Written request
Each line below should be retyped exactly, with no pictures.

++++++

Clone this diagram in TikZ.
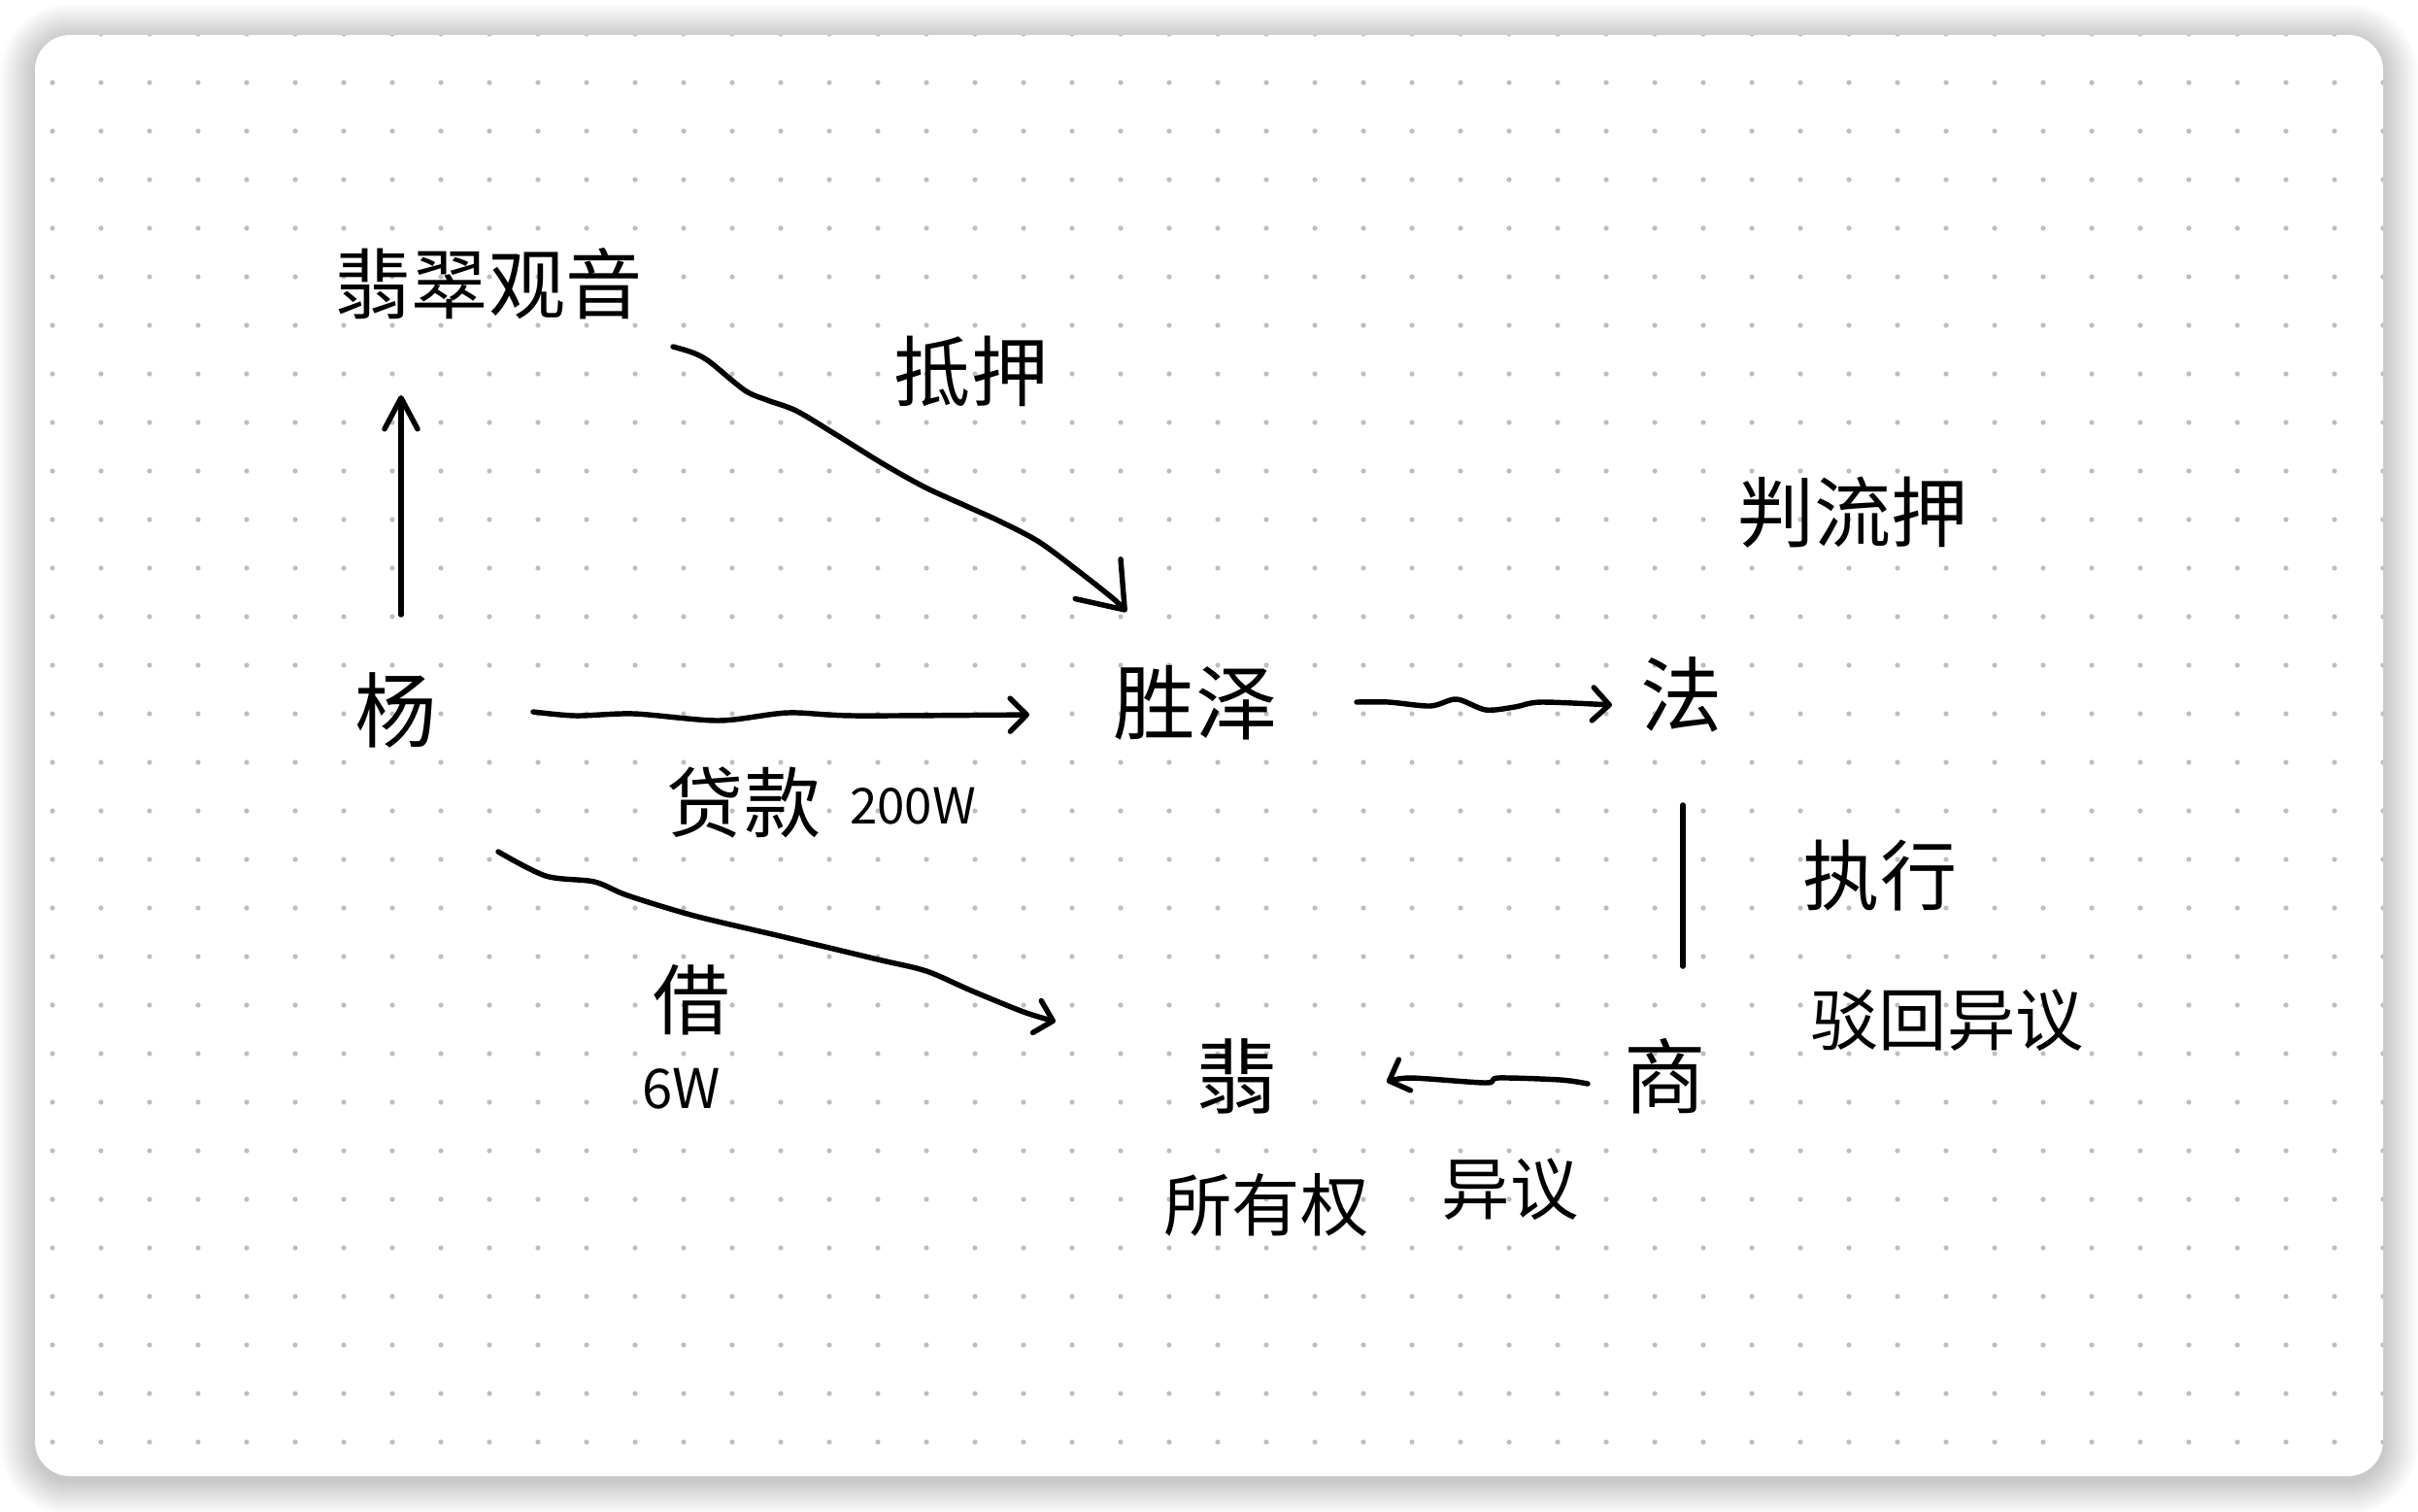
\documentclass[tikz,border=0pt]{standalone}
\usepackage{fontspec}
\newfontfamily\cjk{Noto Sans CJK SC}
\usetikzlibrary{arrows.meta}
\definecolor{dotgray}{HTML}{BEBEBE}
\begin{document}
\begin{tikzpicture}[x=0.01cm,y=-0.01cm,
  ink/.style={line width=1.55pt, line cap=round, line join=round, black},
  big/.style={font=\cjk\fontsize{24pt}{28pt}\selectfont, inner sep=0pt},
  mid/.style={font=\cjk\fontsize{22.5pt}{26pt}\selectfont, inner sep=0pt},
  small/.style={font=\cjk\fontsize{20pt}{24pt}\selectfont, inner sep=0pt},
  tipS/.style={-{Straight Barb[length=0.17cm,width=0.34cm,round]}},
  tipUp/.style={-{Straight Barb[length=0.32cm,width=0.34cm,round]}},
  tipL/.style={-{Straight Barb[length=0.42cm,width=0.62cm,round]}},
]
\useasboundingbox (0,0) rectangle (2490,1556);
\fill[white] (0,0) rectangle (2490,1556);
% shadow
\foreach \i in {1,...,18}{
  \pgfmathsetmacro\rr{0.36+0.02*\i}
  \fill[black, opacity=0.011, rounded corners=\rr cm] (36-2*\i,40-2*\i) rectangle (2454+2*\i,1524+2*\i);
}
% card
\fill[white, rounded corners=0.36cm] (36,36) rectangle (2454,1520);
\begin{scope}
  \clip[rounded corners=0.36cm] (36,36) rectangle (2454,1520);
  \foreach \xx in {0,...,48}{
    \foreach \yy in {0,...,29}{
      \fill[dotgray] (54+50*\xx,35+50*\yy) circle (0.026cm);
    }
  }
\end{scope}

% nodes
\node[mid] (fcgy) at (503,292) {翡翠观音};
\node[big] (yang) at (408,731) {杨};
\node[big] (sz) at (1231,724) {胜泽};
\node[big] (fa) at (1732,715) {法};
\node[big] (shang) at (1715,1108) {商};
\node[big] (fei) at (1274,1108) {翡};
\node[mid] (diya) at (1000,382) {抵押};
\node[mid] (pan) at (1908,528) {判流押};
\node[mid] (zhixing) at (1936,901) {执行};
\node[small] (bohui) at (2005,1051) {驳回异议};
\node[small] (suoyou) at (1304,1241) {所有权};
\node[small] (yiyi) at (1555,1225) {异议};
\node[mid] (jie) at (712,1030) {借};
\node[font=\cjk\fontsize{16pt}{19pt}\selectfont, inner sep=0pt] (sixw) at (702,1121) {6W};
\node[mid] (daikuan) at (766,826) {贷款};
\node[font=\cjk\fontsize{14.5pt}{18pt}\selectfont, inner sep=0pt] (amt) at (940,830) {200W};

% connector end points
\coordinate (a1s) at (413,633);  \coordinate (a1e) at (413,407);
\coordinate (a2s) at (549,733);  \coordinate (a2e) at (1060,736);
\coordinate (a3s) at (693,357);  \coordinate (a3e) at (1160,630);
\coordinate (a4s) at (1397,723); \coordinate (a4e) at (1660,726);
\coordinate (a5s) at (1733,829); \coordinate (a5e) at (1733,995);
\coordinate (a6s) at (1635,1116); \coordinate (a6e) at (1428,1114);
\coordinate (a7s) at (513,877);  \coordinate (a7e) at (1087,1052);

% connectors
\draw[ink, tipUp] (a1s) -- (a1e);
\draw[ink, tipS] plot[smooth, tension=0.5] coordinates {(a2s) (593,737) (653,735) (740,742) (811,734) (881,737) (a2e)};
\draw[ink, tipL] plot[smooth, tension=0.5] coordinates {(a3s) (713,363) (730,372) (767,402) (790,412) (820,423) (860,447) (910,478) (953,502) (997,522) (1030,537) (1070,558) (1113,590) (1147,617) (a3e)};
\draw[ink, tipS] plot[smooth, tension=0.5] coordinates {(a4s) (1430,723) (1473,727) (1500,720) (1530,731) (1560,728) (1587,723) (a4e)};
\draw[ink] (a5s) -- (a5e);
\draw[ink, tipS] plot[smooth, tension=0.5] coordinates {(a6s) (1607,1112) (1543,1110) (1530,1115) (1453,1110) (a6e)};
\draw[ink, tipS] plot[smooth, tension=0.5] coordinates {(a7s) (562,902) (612,908) (646,922) (715,943) (808,965) (904,988) (954,1000) (1000,1020) (1054,1042) (a7e)};
\end{tikzpicture}
\end{document}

++++++

Output of the exercise
Clone this diagram in TikZ.
\documentclass[tikz,border=0pt]{standalone}
\usepackage{fontspec}
\newfontfamily\cjk{Noto Sans CJK SC}
\usetikzlibrary{arrows.meta}
\definecolor{dotgray}{HTML}{BEBEBE}
\begin{document}
\begin{tikzpicture}[x=0.01cm,y=-0.01cm,
  ink/.style={line width=1.55pt, line cap=round, line join=round, black},
  big/.style={font=\cjk\fontsize{24pt}{28pt}\selectfont, inner sep=0pt},
  mid/.style={font=\cjk\fontsize{22.5pt}{26pt}\selectfont, inner sep=0pt},
  small/.style={font=\cjk\fontsize{20pt}{24pt}\selectfont, inner sep=0pt},
  tipS/.style={-{Straight Barb[length=0.17cm,width=0.34cm,round]}},
  tipUp/.style={-{Straight Barb[length=0.32cm,width=0.34cm,round]}},
  tipL/.style={-{Straight Barb[length=0.42cm,width=0.62cm,round]}},
]
\useasboundingbox (0,0) rectangle (2490,1556);
\fill[white] (0,0) rectangle (2490,1556);
% shadow
\foreach \i in {1,...,18}{
  \pgfmathsetmacro\rr{0.36+0.02*\i}
  \fill[black, opacity=0.011, rounded corners=\rr cm] (36-2*\i,40-2*\i) rectangle (2454+2*\i,1524+2*\i);
}
% card
\fill[white, rounded corners=0.36cm] (36,36) rectangle (2454,1520);
\begin{scope}
  \clip[rounded corners=0.36cm] (36,36) rectangle (2454,1520);
  \foreach \xx in {0,...,48}{
    \foreach \yy in {0,...,29}{
      \fill[dotgray] (54+50*\xx,35+50*\yy) circle (0.026cm);
    }
  }
\end{scope}

% nodes
\node[mid] (fcgy) at (503,292) {翡翠观音};
\node[big] (yang) at (408,731) {杨};
\node[big] (sz) at (1231,724) {胜泽};
\node[big] (fa) at (1732,715) {法};
\node[big] (shang) at (1715,1108) {商};
\node[big] (fei) at (1274,1108) {翡};
\node[mid] (diya) at (1000,382) {抵押};
\node[mid] (pan) at (1908,528) {判流押};
\node[mid] (zhixing) at (1936,901) {执行};
\node[small] (bohui) at (2005,1051) {驳回异议};
\node[small] (suoyou) at (1304,1241) {所有权};
\node[small] (yiyi) at (1555,1225) {异议};
\node[mid] (jie) at (712,1030) {借};
\node[font=\cjk\fontsize{16pt}{19pt}\selectfont, inner sep=0pt] (sixw) at (702,1121) {6W};
\node[mid] (daikuan) at (766,826) {贷款};
\node[font=\cjk\fontsize{14.5pt}{18pt}\selectfont, inner sep=0pt] (amt) at (940,830) {200W};

% connector end points
\coordinate (a1s) at (413,633);  \coordinate (a1e) at (413,407);
\coordinate (a2s) at (549,733);  \coordinate (a2e) at (1060,736);
\coordinate (a3s) at (693,357);  \coordinate (a3e) at (1160,630);
\coordinate (a4s) at (1397,723); \coordinate (a4e) at (1660,726);
\coordinate (a5s) at (1733,829); \coordinate (a5e) at (1733,995);
\coordinate (a6s) at (1635,1116); \coordinate (a6e) at (1428,1114);
\coordinate (a7s) at (513,877);  \coordinate (a7e) at (1087,1052);

% connectors
\draw[ink, tipUp] (a1s) -- (a1e);
\draw[ink, tipS] plot[smooth, tension=0.5] coordinates {(a2s) (593,737) (653,735) (740,742) (811,734) (881,737) (a2e)};
\draw[ink, tipL] plot[smooth, tension=0.5] coordinates {(a3s) (713,363) (730,372) (767,402) (790,412) (820,423) (860,447) (910,478) (953,502) (997,522) (1030,537) (1070,558) (1113,590) (1147,617) (a3e)};
\draw[ink, tipS] plot[smooth, tension=0.5] coordinates {(a4s) (1430,723) (1473,727) (1500,720) (1530,731) (1560,728) (1587,723) (a4e)};
\draw[ink] (a5s) -- (a5e);
\draw[ink, tipS] plot[smooth, tension=0.5] coordinates {(a6s) (1607,1112) (1543,1110) (1530,1115) (1453,1110) (a6e)};
\draw[ink, tipS] plot[smooth, tension=0.5] coordinates {(a7s) (562,902) (612,908) (646,922) (715,943) (808,965) (904,988) (954,1000) (1000,1020) (1054,1042) (a7e)};
\end{tikzpicture}
\end{document}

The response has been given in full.